By Constanza Menares
August 2, 2020
Suzanne Valadon
(France, 1865 – 1938), Post-Impressionism.
We all have heard about Montmartre or walked its cutes passages, right? Exactly in this place, french painter Suzanne Valadon used to have her atelier and paint her well known nudes.
Let’s start from the beginning. Valadon, that somehow came from Limoges to Paris, was many things before being famous as a painter. She was a trapeze artist, a dressmaker, a waitress, a model. Puvis de Chavannes, Degas and even Renoir had asked her to pose for their oil on canvas due to her beauty.

Suzanne had also met in Paris with Toulouse-Lautrec and Van Gogh, from whom she learned the painting techniques, even though, by her own account, she was already drawing. So, one day she just started with oils. This born rebel and bohemian, grabbed a brush and begun to put life into the canvas. Something remarkable about her is that she painted female nudes, something unusual at that time. Not to mention male nudes. She did both.

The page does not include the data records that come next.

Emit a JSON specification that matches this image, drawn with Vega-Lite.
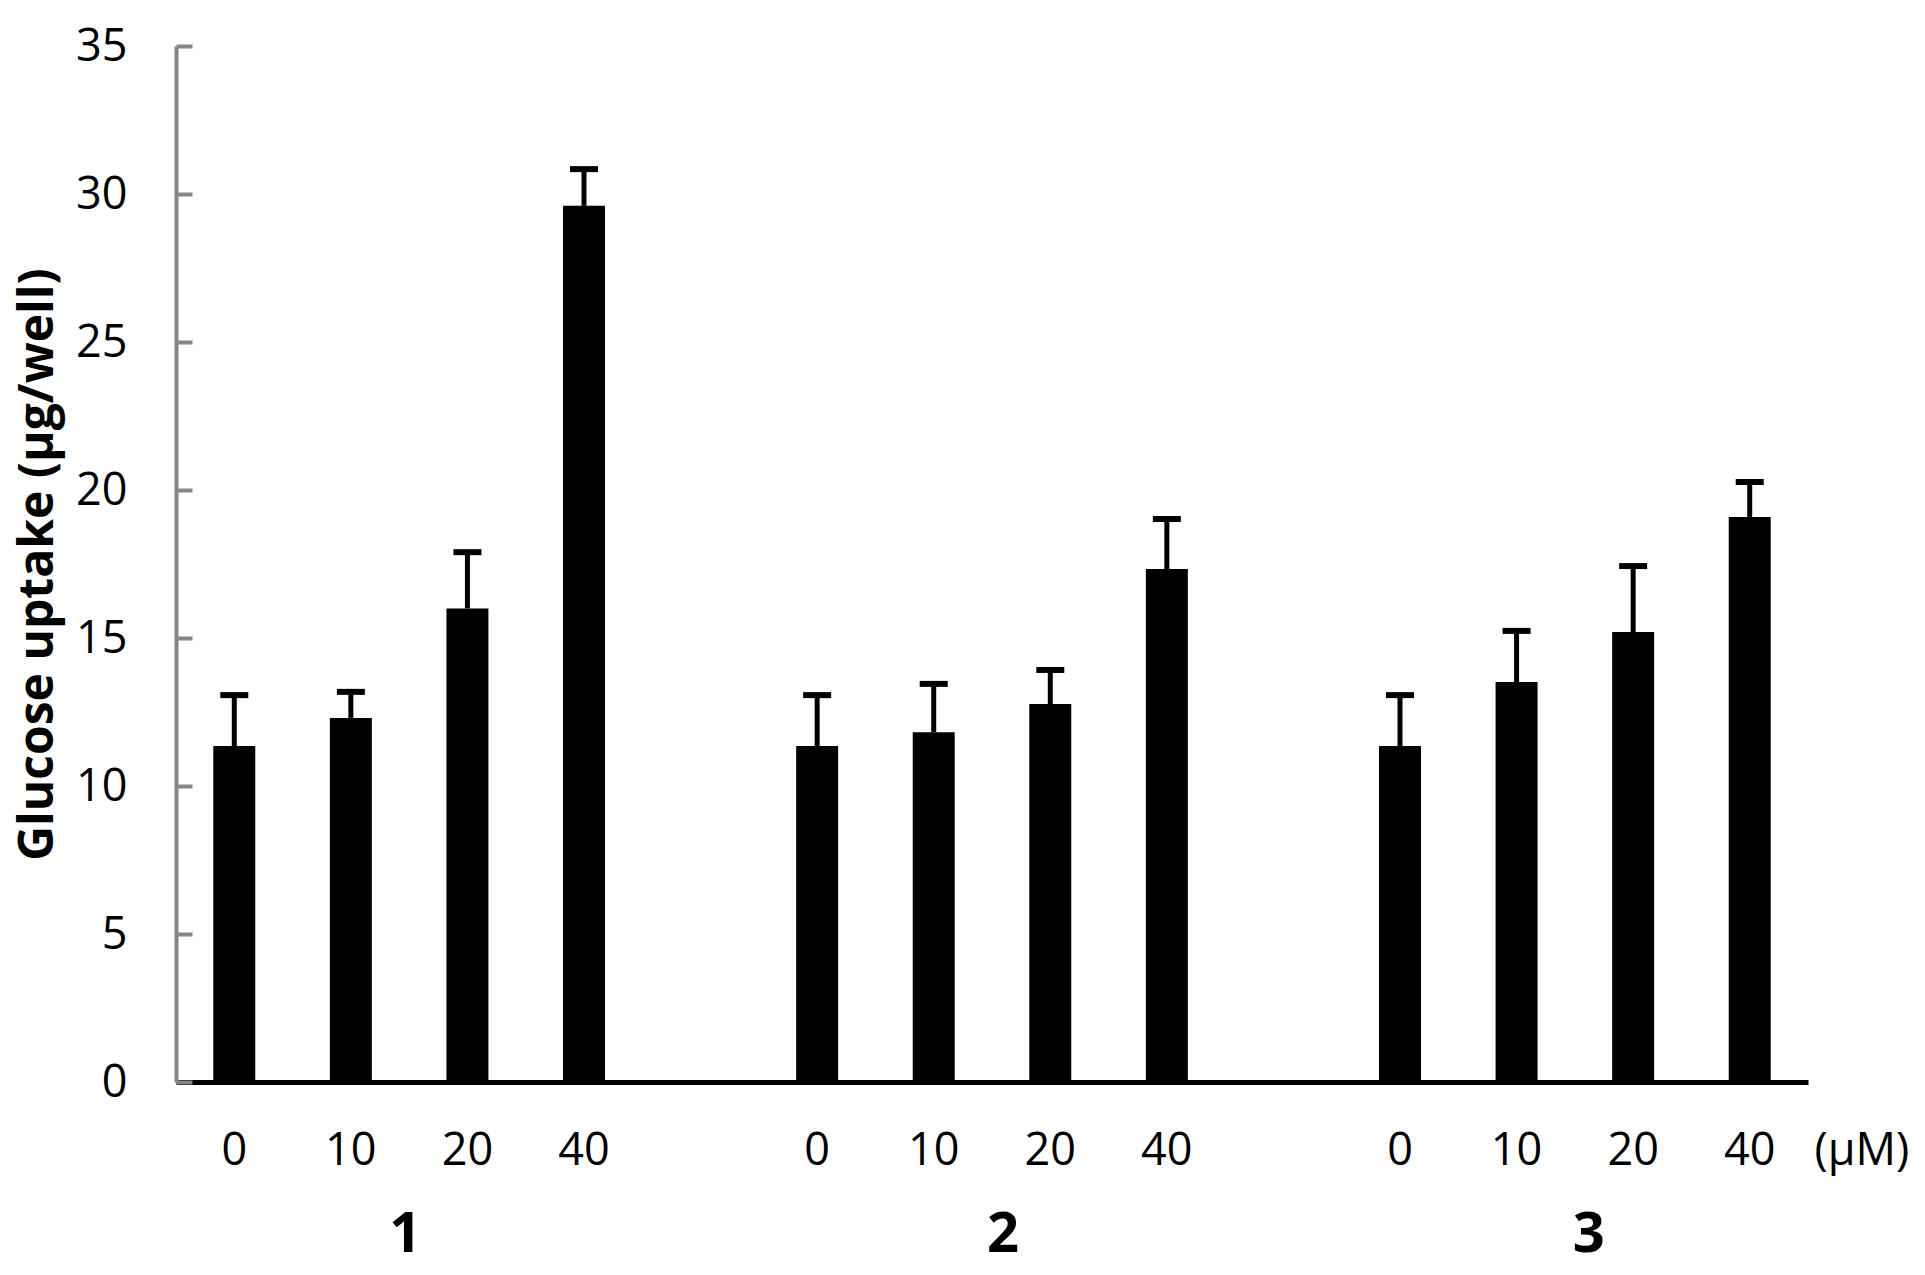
{
  "$schema": "https://vega.github.io/schema/vega-lite/v6.json",
  "width": 1632,
  "height": 1036,
  "autosize": "none",
  "padding": {"left": 176, "top": 46, "right": 117, "bottom": 193},
  "background": "white",
  "config": {
    "view": {"stroke": null},
    "font": "Open Sans"
  },
  "data": {
    "values": [
      {"group": "1", "dose": "0", "cat": "1-0", "mean": 11.35, "upper": 13.07},
      {"group": "1", "dose": "10", "cat": "1-10", "mean": 12.3, "upper": 13.18},
      {"group": "1", "dose": "20", "cat": "1-20", "mean": 16.0, "upper": 17.9},
      {"group": "1", "dose": "40", "cat": "1-40", "mean": 29.6, "upper": 30.84},
      {"group": "2", "dose": "0", "cat": "2-0", "mean": 11.35, "upper": 13.07},
      {"group": "2", "dose": "10", "cat": "2-10", "mean": 11.82, "upper": 13.45},
      {"group": "2", "dose": "20", "cat": "2-20", "mean": 12.77, "upper": 13.92},
      {"group": "2", "dose": "40", "cat": "2-40", "mean": 17.33, "upper": 19.02},
      {"group": "3", "dose": "0", "cat": "3-0", "mean": 11.35, "upper": 13.07},
      {"group": "3", "dose": "10", "cat": "3-10", "mean": 13.51, "upper": 15.24},
      {"group": "3", "dose": "20", "cat": "3-20", "mean": 15.2, "upper": 17.43},
      {"group": "3", "dose": "40", "cat": "3-40", "mean": 19.09, "upper": 20.27}
    ]
  },
  "resolve": {"axis": {"x": "independent"}},
  "layer": [
    {
      "mark": {"type": "bar", "color": "black"},
      "encoding": {
        "x": {
          "field": "cat",
          "type": "nominal",
          "sort": null,
          "scale": {
            "domain": ["1-0", "1-10", "1-20", "1-40", "g1", "2-0", "2-10", "2-20", "2-40", "g2", "3-0", "3-10", "3-20", "3-40"],
            "paddingInner": 0.64,
            "paddingOuter": 0.32
          },
          "axis": {
            "orient": "bottom",
            "domainColor": "black",
            "domainWidth": 5,
            "ticks": false,
            "labelAngle": 0,
            "labelExpr": "indexof(datum.value, '-') > 0 ? split(datum.value, '-')[1] : ''",
            "labelFont": "Open Sans",
            "labelFontSize": 45,
            "labelColor": "black",
            "labelBaseline": "middle",
            "labelPadding": 68,
            "title": "(µM)",
            "titleFont": "Open Sans",
            "titleFontSize": 45,
            "titleFontWeight": "normal",
            "titleColor": "black",
            "titleAngle": 0,
            "titleAlign": "left",
            "titleBaseline": "middle",
            "titleX": 1638,
            "titleY": 68
          }
        },
        "y": {
          "field": "mean",
          "type": "quantitative",
          "scale": {"domain": [0, 35], "nice": false},
          "axis": {
            "values": [0, 5, 10, 15, 20, 25, 30, 35],
            "grid": false,
            "domainColor": "#868686",
            "domainWidth": 4,
            "tickColor": "#868686",
            "tickWidth": 4,
            "tickSize": -16,
            "labelFont": "Open Sans",
            "labelFontSize": 45,
            "labelColor": "black",
            "labelPadding": 65,
            "title": "Glucose uptake (µg/well)",
            "titleFont": "Open Sans",
            "titleFontSize": 48,
            "titleFontWeight": "bold",
            "titleColor": "black",
            "titlePadding": 13
          }
        }
      }
    },
    {
      "mark": {"type": "rule", "color": "black", "strokeWidth": 5},
      "encoding": {
        "x": {
          "field": "cat",
          "type": "nominal",
          "sort": null,
          "axis": {
            "orient": "bottom",
            "values": ["1-10", "2-10", "3-10"],
            "domain": false,
            "ticks": false,
            "labelAngle": 0,
            "labelOffset": {
              "condition": [
                {"test": "datum.value == '1-10'", "value": 54.3},
                {"test": "datum.value == '2-10'", "value": 69.3}
              ],
              "value": 72.3
            },
            "labelExpr": "split(datum.value, '-')[0]",
            "labelFont": "Open Sans",
            "labelFontSize": 56,
            "labelFontWeight": "bold",
            "labelColor": "black",
            "labelBaseline": "middle",
            "labelPadding": 152,
            "title": null
          }
        },
        "y": {"field": "mean", "type": "quantitative", "title": "Glucose uptake (µg/well)"},
        "y2": {"field": "upper"}
      }
    },
    {
      "mark": {"type": "tick", "color": "black", "opacity": 1, "size": 28, "thickness": 6},
      "encoding": {
        "x": {"field": "cat", "type": "nominal", "sort": null, "axis": null},
        "y": {"field": "upper", "type": "quantitative", "title": "Glucose uptake (µg/well)"}
      }
    }
  ]
}
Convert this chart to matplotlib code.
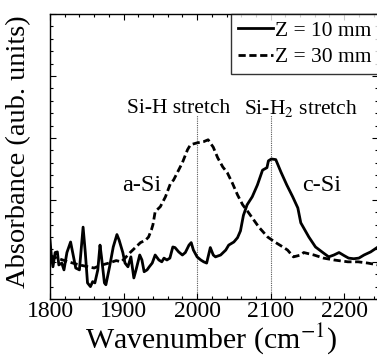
import matplotlib
matplotlib.use("Agg")
import matplotlib.pyplot as plt
from matplotlib.ticker import MultipleLocator

plt.rcParams['font.family'] = ['Liberation Serif', 'DejaVu Serif']
plt.rcParams['mathtext.fontset'] = 'stix'

# Z = 10 mm spectrum (solid)
wn_10 = [1800, 1802, 1804, 1807, 1810, 1812, 1816, 1819, 1823, 1828, 1832, 1835,
         1840, 1845, 1848, 1851, 1855, 1858, 1861, 1865, 1868, 1870, 1874, 1876,
         1881, 1886, 1891, 1894, 1899, 1902, 1906, 1910, 1914, 1917, 1922, 1925,
         1928, 1932, 1935, 1939, 1943, 1948, 1952, 1955, 1959, 1963, 1967, 1970,
         1975, 1980, 1984, 1989, 1992, 1995, 2000, 2005, 2009, 2013, 2015, 2018,
         2022, 2025, 2032, 2039, 2043, 2050, 2055, 2059, 2063, 2068, 2075, 2082,
         2089, 2095, 2097, 2101, 2107, 2114, 2122, 2130, 2137, 2141, 2152, 2161,
         2171, 2179, 2186, 2193, 2200, 2206, 2213, 2220, 2227, 2236, 2246]
abs_10 = [0.35, 0.08, -0.08, 0.15, 0.16, -0.05, -0.02, -0.13, 0.15, 0.32, 0.08, -0.10,
          -0.13, 0.56, 0.15, -0.34, -0.40, -0.32, -0.34, -0.13, 0.27, 0.08, -0.34, -0.37,
          -0.08, 0.24, 0.44, 0.35, 0.15, -0.02, -0.08, 0.08, -0.26, -0.13, 0.11, 0.03,
          -0.16, -0.13, -0.08, -0.02, 0.11, 0.03, 0.00, 0.06, 0.03, 0.06, 0.24, 0.23,
          0.16, 0.11, 0.15, 0.27, 0.31, 0.19, 0.08, 0.03, 0.00, -0.02, 0.08, 0.23,
          0.11, 0.08, 0.11, 0.19, 0.27, 0.32, 0.39, 0.50, 0.75, 0.92, 1.05, 1.24,
          1.48, 1.52, 1.63, 1.66, 1.65, 1.45, 1.24, 1.05, 0.87, 0.63, 0.40, 0.24,
          0.15, 0.08, 0.11, 0.15, 0.10, 0.06, 0.05, 0.06, 0.11, 0.16, 0.24]

# Z = 30 mm spectrum (dashed)
wn_30 = [1800, 1812, 1825, 1840, 1852, 1860, 1868, 1880, 1890, 1897, 1902, 1909,
         1916, 1923, 1930, 1934, 1938, 1940, 1943, 1950, 1957, 1964, 1968, 1980,
         1987, 1991, 2000, 2009, 2015, 2022, 2028, 2035, 2041, 2048, 2055, 2062,
         2069, 2075, 2084, 2096, 2107, 2118, 2123, 2131, 2141, 2145, 2159, 2172,
         2186, 2205, 2219, 2232, 2246]
abs_30 = [0.10, 0.05, 0.00, -0.05, -0.08, -0.10, -0.06, -0.02, 0.02, 0.00, 0.06, 0.15,
          0.23, 0.31, 0.35, 0.40, 0.52, 0.60, 0.81, 0.89, 1.05, 1.27, 1.32, 1.60,
          1.81, 1.89, 1.92, 1.94, 1.97, 1.85, 1.68, 1.53, 1.44, 1.27, 1.08, 0.92,
          0.81, 0.71, 0.56, 0.40, 0.31, 0.23, 0.19, 0.08, 0.11, 0.15, 0.11, 0.06,
          0.03, 0.00, 0.00, -0.02, -0.05]

peak_pos = [2000, 2100]
peak_names = ['Si-H stretch', 'Si-H$_2$ stretch']
phase_names = ['a-Si', 'c-Si']

fig = plt.figure(figsize=(3.77, 3.55), dpi=100)
ax = fig.add_axes([50 / 377, 1 - 299 / 355, 328 / 377, 285 / 355])

ax.plot(wn_10, abs_10, color='black', lw=2.0, label='Z = 10 mm')
ax.plot(wn_30, abs_30, color='black', lw=2.0, ls=(0, (2.6, 1.3)), label='Z = 30 mm')

# marker lines for the two stretch modes
for x in peak_pos:
    ax.plot([x, x], [-0.6, 2.37], color='0.35', lw=0.8, ls=(0, (1, 1)), zorder=0)
ax.text(1975, 2.48, peak_names[0], ha='center', va='center', fontsize=15.5)
ax.text(2141, 2.48, peak_names[1], ha='center', va='center', fontsize=15.5)
ax.text(1925, 1.23, phase_names[0], ha='center', va='center', fontsize=17.5)
ax.text(2170, 1.23, phase_names[1], ha='center', va='center', fontsize=17.5)

ax.set_xlim(1800, 2246)
ax.set_ylim(-0.6, 4.0)
ax.xaxis.set_major_locator(MultipleLocator(100))
ax.xaxis.set_minor_locator(MultipleLocator(20))
ax.yaxis.set_major_locator(MultipleLocator(1))
ax.yaxis.set_minor_locator(MultipleLocator(0.2))
ax.tick_params(which='both', direction='in', top=True, right=True, width=0.8)
ax.tick_params(which='major', length=4)
ax.tick_params(which='minor', length=2)
ax.tick_params(axis='x', labelsize=17, pad=1.5)
ax.set_yticklabels([])
for s in ax.spines.values():
    s.set_linewidth(1.0)

ax.set_xlabel('Wavenumber (cm$^{-1}$)', fontsize=21.5)
ax.xaxis.label.set_va('baseline')
ax.xaxis.set_label_coords(0.49, -0.170)
ax.set_ylabel('Absorbance (aub. units)', fontsize=20.5)
ax.yaxis.label.set_va('center')
ax.yaxis.set_label_coords(-0.095, 0.516)

leg = ax.legend(loc='upper left', bbox_to_anchor=(0.552, 1.0), borderaxespad=0,
                fontsize=15.5, frameon=True, fancybox=False, edgecolor='black',
                handlelength=1.65, handletextpad=0.05, labelspacing=0.3,
                borderpad=0.32)
leg.get_frame().set_linewidth(1.0)

fig.savefig('out.png', dpi=100)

Her work is astonishing, and surely you can feel inspired by the way she composed her different nature mort, portraits —quite a few about her cat “Raminou”— and numerous self-portraits: some of them confronting the viewer, always using several vibrant colors and a very firm line.
A painter that wasn’t just “a muse”. Suzanne Valadon was her own muse.
Where to see her artworks: Musée de Montmartre.

Marie Laurencin
(France, 1883 – 1956), Fauvism and then Cubism.
If you have seen some pastel-colored portraits of Coco Chanel or Colette, then you may already be familiar with the second recommendation I’ve for you: Marie Laurencin.
This artist started as porcelain painter but a few years later she changed her focus and started to study oil painting. And she did it so well that became an important figure in the Parisian avant-garde, surrounded herself with artists from the Bateau-Lavoir in Montmartre, and other brilliant minds like George Braque, Pablo Picasso and french poet Guillaume Apollinaire (also her ex-boyfriend).

Even if her work includes watercolors and drawings, Laurencin is mostly known for her oil paintings, in which you can see the influence of Picasso’s cubism —simplifying the shapes— and her pursuit of the feminine aesthetic. Her style, in my opinion, has too some subtle similarities with Modigliani’s work, that you can notice, for example, in her elongated faces and necks. As I mentioned before, Laurencin’s art usually included grey and pastel colors (as pink, lavander or light blue) and curvilinear soft forms.

I think it is important to incorporate feminist theory and talk more about female creators in art history, so I recommend you to read “Marie Laurencin: une femme inadaptée in Feminist Histories of Art”, by Elizabeth Louis Kahn if you want to know more about her.
Where to see her artworks: Musée de l’Oragerie.

Adélaide Labille-Guiard
(France 1749 – 1803), Rococo
If I must talk about a feminist painter, then Labille-Guiard is undoubtedly one of the prominent names. Why? She was without question an advocate for women to have the same opportunities as men to become professional painters.

I’ll tell you a bit about her background. She learned to paint by doing miniatures, probably because, during that period (18th century), painters weren’t supposed to teach to female pupils. Anyway, somehow, the artist took a few classes and after some time, in 1783, ended up being one of the first woman to become a member of the Académie Royale de Peinture et de Sculpture. Another female artist that accomplished this at the same session was Marie-Louise-Élisabet Vigée Le Brun, with whom Labille-Guiard is often compared with.

Her most notorious work it is her Self-Portrait with Two Pupils (1785), a full-lengh portrait that shows her —as an elegant woman— seated before her easel teaching younger women to paint following her example. “A bold statement”, according to description by MET Museum (that has the painting in its collection) because it suggests Adélaide’s attempt to increase the number of females enrolled into the Academy. (Source: In Heilbrunn Timeline of Art History. New York: The Metropolitan Museum of Art, 2000).
And, of course, the portrait subtly shows that female artists were capable to paint and teach as men.
Where to see her artworks: Château de Versailles

So, you have three examples of feminism, hard work and amazing pieces of art. I hope you can feel inspired by them in some way.